時速60qの電車は30秒で500mを駆け抜けてしまいますから、ブレーキの制動距離と併せ、いかに速攻で動けるか、がカギになって来ます。この状態で通常のOODAループを回し、正解行動を推測し、それを判断してから行動に入ったのでは、まず間に合わないでしょう。それを解決できるのが、事前に「絶対的な指針」を決定して置く高速ループの効果なのです。
これらは見た瞬間、聞いた瞬間に体が反射的に反応するので、ほぼ反射行動に近い高速行動が取れるようになります。このため一見すると、両者は同じように見えますが、生まれたままの状態で誰もが最速行動がとれる反射と、訓練や教育で身に付けねばらならない「絶対的な指針と統制」による高速ループ行動は本質的に別物ですから要注意(江戸時代の人を車に乗せても急ブレーキは踏めないが、暑い鉄板を触れば即座に手を離す)。我々はあくまでループの飛ばし、ショートカットで対応する必要があるのです。
■スポーツという戦いへの応用
さて、「未来に何が起きるか判っていて、その正解行動も予め推測できる」、そして「正解行動は一つ」という例はスポーツに多く存在します。そもそもルールに縛られて進行する、すなわち現実世界に比べて不確定要素が少ないスポーツは、「未来に何が起こるか」が判っている宝庫なのです。よって高速ループの利用が大きなカギになって来ます。
野球を例にとって見ましょう。
二死三塁で外野フライが上がった場合を考えます。この場合、三塁ランナーは外野フライを「観察」した瞬間に「ホームへ向けて走る」以外の正解行動がありません。外野手がフライを捕球したらスリーアウトでタッチアップはできず、逆に外野手が捕球に失敗してヒットになったら早めにスタートを切った方が有利だからで、どっちに転んでも打った瞬間に走って損はない、となります。よって「外野フライを確認したら、すぐにホームに向け全力で走れ」という絶対的な指針が成立、試合前の段階で選手にこれを与えられるのです。
似たような例はいくらでもあります。
ランナーが一塁で、高速ゴロをショートが捕球した場合、正解行動は二塁に送球せよ、のただ一つです(一二塁間の走塁は平均3.5秒前後、一塁への走塁は平均4秒前後。球速100q/hを超える高速ゴロは1秒前後で捕球でき、ショートの守備位置は二塁に近い。なので二塁に送球すれば確実に刺せる。さらにそこから走塁が遅い一塁に送球してダブルプレーが成立、一気にツーアウト)。よってこれも「捕球したら二塁へ送球」という「絶対的な指針」が成立します。

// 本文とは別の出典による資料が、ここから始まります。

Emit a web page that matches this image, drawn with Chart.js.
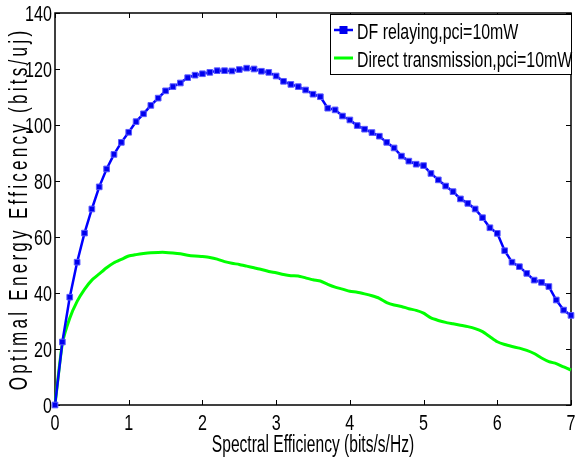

他にもボクシングなどは高速OODAループの回し合いで戦っているスポーツの代表です。人間の視認速度を超えるパンチで殴り合う以上、相手の動きを見てからOODAループを回していたのでは、通常、「行動」に入る事ができず、一方的にタコ殴りにされて終わりとなります。
あ、相手の右手が上がった、アレレこの人どうするのかなテヘ、などと考えてる瞬間に視界の外から鋭いフックを食らってノックアウトですから、右手が上がったらすぐガード、ただし相手の左手のガードが下がっていたら踏み込んでカウンター狙い、などの「絶対的な指針」を練習で徹底的に体に覚えさせ、見たらすぐ動けるようにして置かなければ確実に負けます。よって可能な限りの未来予測を行い、練習でその「絶対的な指針」を体に覚え込ませ、試合中は高速ループを回しまくって殴りあうのです。
この場合、より多くの引き出し、すなわちより多くの「絶対的な指針」を練習で身に着けて来た方が有利です。もし相手が「絶対的な指針」を持たない行動をとった場合、人間の反応速度では対応できず、そのパンチを確実に食らう事になるからです。このため手の内を読ませない戦術が重要になるんですが、現実にはどっちの陣営も相手を徹底的に研究してくるので、極めて複雑な駆け引きがリングの上では繰り広げられる事になります。
ゆえにボクシングは反射的なループを回せる天才か、いくつもの高速OODAループの引き出しを持つ頭のいい連中が強いスポーツになっています。
もし両方が合体してしまった場合、並大抵の人類ではなかなか勝てなくなります。
まあ、この辺りはどのスポーツでも一緒で、天才でなく、で頭も悪い場合、残念ながらあらゆる勝敗を競うゲームに向きませぬ(陸上や水泳のように単純に順位を競う競技は別)。